Nicky Hayden says: “Maybe we’ll have some more upgrades for Laguna, but definitely I don’t know about new bike, new engine. Laguna’s not really in the plan. Maybe we’ll have some updates when we test in Mugello in the week off, but there won’t be a radically new bike. We need to keep working with what we’ve got.”
Yamaha Factory Racing’s Ben Spies, who has endured a difficult season so far, apart from his fifth place last time out at Silverstone, is looking for three good results to get his season firmly back on track.
Ben Speis (Yamaha Factory Racing YZR-M1 MotoGP) says: “It’s not just been bad luck so far, it’s been a lot of itty bitty things going on, but that’s just the way it goes. You’ve got to remind yourselves of the last ten years you’ve been racing and remind yourself that things don’t always go to plan. The last four to six weeks we’ve been getting a lot more comfortable on the bike and the last race at Silverstone was pretty good. Now we’re back here at one of my favorite tracks.”
When prompted about speculation about his future next season, Spies replied: “That’s racing, that’s normal. As soon as Jorge signed, everybody’s in a big scramble; and that’s how it works. I need to worry about me and the bike and my results. That’s all we can do.”

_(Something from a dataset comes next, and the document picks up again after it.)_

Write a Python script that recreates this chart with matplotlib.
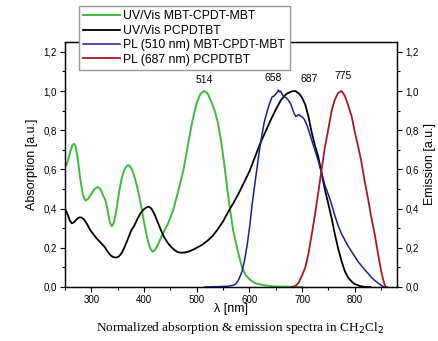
import numpy as np
import matplotlib
matplotlib.use('Agg')
import matplotlib.pyplot as plt
from matplotlib.ticker import MultipleLocator, FuncFormatter

plt.rcParams['font.family'] = ['Liberation Sans', 'DejaVu Sans']

# UV/Vis MBT-CPDT-MBT (green)
wl_abs_mbt = [250, 255, 260, 264, 267, 270, 274, 279, 284, 289, 294, 300, 306, 312, 317, 322,
              327, 331, 335, 339, 343, 348, 353, 358, 363, 368, 372, 377, 382, 388, 394, 400,
              406, 411, 416, 421, 427, 435, 445, 455, 465, 475, 485, 492, 500, 507, 514, 520,
              527, 534, 540, 547, 553, 558, 564, 569, 574, 580, 586, 593, 600, 610, 625, 645, 700]
abs_mbt = [0.61, 0.64, 0.69, 0.725, 0.73, 0.72, 0.66, 0.55, 0.47, 0.44, 0.45, 0.475, 0.50, 0.51, 0.50, 0.47,
           0.44, 0.39, 0.33, 0.31, 0.33, 0.40, 0.49, 0.56, 0.60, 0.62, 0.62, 0.60, 0.56, 0.50, 0.42, 0.33,
           0.25, 0.20, 0.18, 0.19, 0.22, 0.27, 0.32, 0.39, 0.49, 0.60, 0.75, 0.85, 0.94, 0.985, 1.0, 0.99,
           0.95, 0.90, 0.84, 0.73, 0.61, 0.50, 0.38, 0.29, 0.23, 0.16, 0.10, 0.06, 0.04, 0.02, 0.01, 0.003, 0.0]

# UV/Vis PCPDTBT (black)
wl_abs_pcp = [250, 255, 259, 263, 267, 272, 277, 281, 286, 292, 298, 305, 311, 318, 325, 331,
              337, 342, 347, 352, 358, 364, 370, 376, 381, 387, 393, 399, 404, 409, 414, 420,
              426, 432, 438, 445, 451, 458, 464, 470, 478, 486, 493, 500, 510, 520, 530, 540,
              550, 560, 570, 580, 590, 600, 610, 620, 630, 640, 650, 660, 670, 680, 687, 695,
              700, 706, 712, 718, 724, 731, 737, 743, 750, 756, 762, 768, 775, 781, 788, 795,
              800, 810, 820, 830]
abs_pcp = [0.40, 0.37, 0.34, 0.325, 0.33, 0.345, 0.355, 0.355, 0.345, 0.32, 0.29, 0.265, 0.245, 0.225, 0.205, 0.18,
           0.16, 0.152, 0.15, 0.155, 0.175, 0.21, 0.25, 0.29, 0.31, 0.345, 0.375, 0.395, 0.405, 0.41, 0.40, 0.37,
           0.33, 0.29, 0.255, 0.225, 0.205, 0.188, 0.178, 0.175, 0.176, 0.182, 0.19, 0.20, 0.215, 0.235, 0.26, 0.295,
           0.335, 0.385, 0.43, 0.48, 0.535, 0.59, 0.66, 0.73, 0.79, 0.85, 0.905, 0.955, 0.985, 0.998, 1.0, 0.985,
           0.965, 0.93, 0.87, 0.79, 0.725, 0.66, 0.58, 0.50, 0.42, 0.35, 0.27, 0.20, 0.13, 0.08, 0.045, 0.025,
           0.015, 0.005, 0.0, 0.0]

# PL (510 nm) MBT-CPDT-MBT (blue)
wl_pl_mbt = [515, 540, 560, 568, 574, 580, 586, 591, 596, 601, 605, 610, 615, 619, 624, 628,
             633, 638, 643, 647, 650, 653, 655, 657, 659, 661, 664, 667, 670, 673, 676, 679,
             682, 685, 688, 691, 694, 697, 700, 703, 706, 710, 714, 718, 724, 731, 737, 743,
             750, 756, 762, 768, 775, 781, 787, 794, 800, 806, 812, 818, 825, 831, 837, 844,
             850, 856, 862]
pl_mbt = [0.0, 0.002, 0.004, 0.008, 0.015, 0.04, 0.08, 0.14, 0.22, 0.32, 0.42, 0.52, 0.62, 0.70, 0.78, 0.84,
          0.89, 0.935, 0.97, 0.975, 0.985, 0.995, 1.005, 0.995, 1.0, 0.99, 0.975, 0.97, 0.965, 0.955, 0.945, 0.93,
          0.905, 0.885, 0.87, 0.875, 0.88, 0.872, 0.868, 0.86, 0.845, 0.82, 0.785, 0.75, 0.70, 0.64, 0.58, 0.52,
          0.47, 0.42, 0.365, 0.315, 0.27, 0.24, 0.21, 0.18, 0.155, 0.13, 0.11, 0.09, 0.07, 0.05, 0.035, 0.02,
          0.008, 0.0, 0.0]

# PL (687 nm) PCPDTBT (red)
wl_pl_pcp = [680, 687, 693, 700, 706, 712, 718, 725, 731, 737, 743, 750, 756, 762, 768, 775,
             781, 787, 794, 800, 806, 812, 818, 825, 831, 838, 844, 850, 855, 858]
pl_pcp = [0.0, 0.005, 0.02, 0.06, 0.10, 0.17, 0.265, 0.38, 0.49, 0.60, 0.71, 0.81, 0.90, 0.955, 0.99, 1.0,
          0.975, 0.93, 0.87, 0.79, 0.72, 0.645, 0.55, 0.45, 0.36, 0.265, 0.17, 0.08, 0.025, 0.0]

peak_labels = ['514', '658', '687', '775']
peak_wl = [514, 658, 687, 775]

fig = plt.figure(figsize=(4.38, 3.41), dpi=100)
ax = fig.add_axes([0.1484, 0.1584, 0.758, 0.7184])
ax2 = ax.twinx()

l1, = ax.plot(wl_abs_mbt, abs_mbt, color='#3dba3d', lw=1.4)
l2, = ax.plot(wl_abs_pcp, abs_pcp, color='black', lw=1.3)
l3, = ax2.plot(wl_pl_mbt, pl_mbt, color='#1c1ca0', lw=1.1)
l4, = ax2.plot(wl_pl_pcp, pl_pcp, color='#a51a22', lw=1.3)

comma = FuncFormatter(lambda v, p: ('%.1f' % v).replace('.', ','))
for a in (ax, ax2):
    a.set_xlim(250, 880)
    a.set_ylim(0, 1.25)
    a.yaxis.set_major_locator(MultipleLocator(0.2))
    a.yaxis.set_minor_locator(MultipleLocator(0.1))
    a.yaxis.set_major_formatter(comma)
    a.tick_params(which='major', direction='out', length=3.5, width=0.8, labelsize=7, pad=2.5)
    a.tick_params(which='minor', direction='out', length=2, width=0.8)
    for s in a.spines.values():
        s.set_linewidth(0.9)
ax.xaxis.set_major_locator(MultipleLocator(100))
ax.xaxis.set_minor_locator(MultipleLocator(50))

ax.set_ylabel('Absorption [a.u.]', fontsize=9, labelpad=4)
ax2.set_ylabel('Emission [a.u.]', fontsize=9, labelpad=4)
ax.set_xlabel('λ [nm]', fontsize=9, labelpad=-2)

offsets = [(0, 4), (-5, 6), (10, 5), (1, 7)]
for lab, w, off in zip(peak_labels, peak_wl, offsets):
    ax.annotate(lab, xy=(w, 1.0), xytext=off, textcoords='offset points',
                ha='center', va='bottom', fontsize=7.5)

fig.legend([l1, l2, l3, l4],
           ['UV/Vis MBT-CPDT-MBT', 'UV/Vis PCPDTBT', 'PL (510 nm) MBT-CPDT-MBT', 'PL (687 nm) PCPDTBT'],
           loc='upper left', bbox_to_anchor=(0.180, 0.982), borderaxespad=0,
           fontsize=8.8, frameon=True, fancybox=False, edgecolor='#999999',
           framealpha=1, handlelength=3.0, handletextpad=0.3, labelspacing=0.2,
           borderpad=0.35)

fig.text(0.548, 0.038, 'Normalized absorption & emission spectra in CH$_2$Cl$_2$',
         ha='center', va='center', fontsize=9.5, family='Liberation Serif')

fig.savefig('out.png', dpi=100)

San Carlo Honda Gresini’s CRT entry Michele Pirro, who has been getting progressively better all season on his FTR-Honda machine, joked at the start: “Sorry for my English, but I’m improving, like my bike. The start of the season was not easy as we only had one test in Jerez. The first two races were difficult, as we didn’t finish due to a problem on the bike. But after the bike improved a lot and my feeling now is not so bad. In the last two races we finished very close to the ART.”
As much as many of the riders will be hoping to break previous records at the historic track, they will be in fact the first people to set track record. Records from previous years are no longer deemed relevant due to changes in the layout of turn 6 – Ruskenhoek. While the total track length wasn’t affected by the change, the now more open turn 6 is a significant enough change to consider the TT Assen a new circuit for time-keeping purposes.
On the day where the premier-class is usually the main talking point, it was in fact the Moto2TM grid that stole a lot of the limelight. Earlier in the day, the FIM International Disciplinary Court (CDI), rejected Pons 40 HP Tuenti’s appeal against the overturned penalty for Marc Márquez in the Catalunya Moto2 race.
The FIM CDI, represented by independent lawyer Mr František Schulmann, conducted a hearing at 2pm local time on the case surrounding the incident during the Moto2TM race at the Gran Premi Aperol de Catalunya, where Pons rider Pol Espargaró crashed out of the race in the final stages after a coming together with Team CatalunyaCaixa Repsol’s Márquez.
Shortly after the incident, Race Direction imposed a 60 second penalty on Márquez for riding in an irresponsible manner causing danger to rider Espargaró, sighting an infringement of the article 1.21.2 of the 2012 FIM Road Racing World Championship Grand Prix Regulations. Márquez’s team subsequently lodged an appeal with the FIM Stewards, who did not confirm the decision of Race Direction and cancelled the penalty.
With Márquez taking valuable points from the race and Espargaró none, the Pons 40 HP Tuenti team took the next step and lodged an appeal with the FIM CDI, as it deemed its rider to have incurred a significant disadvantage to Márquez in the championship standings.
Following the appeal hearing at Assen, at which Mr. Schulmann, Espargaró and team manager Sito Pons were present, the FIM CDI decision was that the FIM Stewards ruling remains, and that Márquez will not incur any penalties.
Mr. Schulmann says: “The final decision [appeal by Pons 40 HP Tuenti] has been dismissed as unsubstantiated, because the decision of the FIM Stewards was found legal and correct. There are accusations and indications that his [Márquez’s] behaviour is not always correct, but nevertheless, in this particular case, he was definitely in front of Espargaró. It was [up to] him to chose the line and the other riders that are following must respect it.”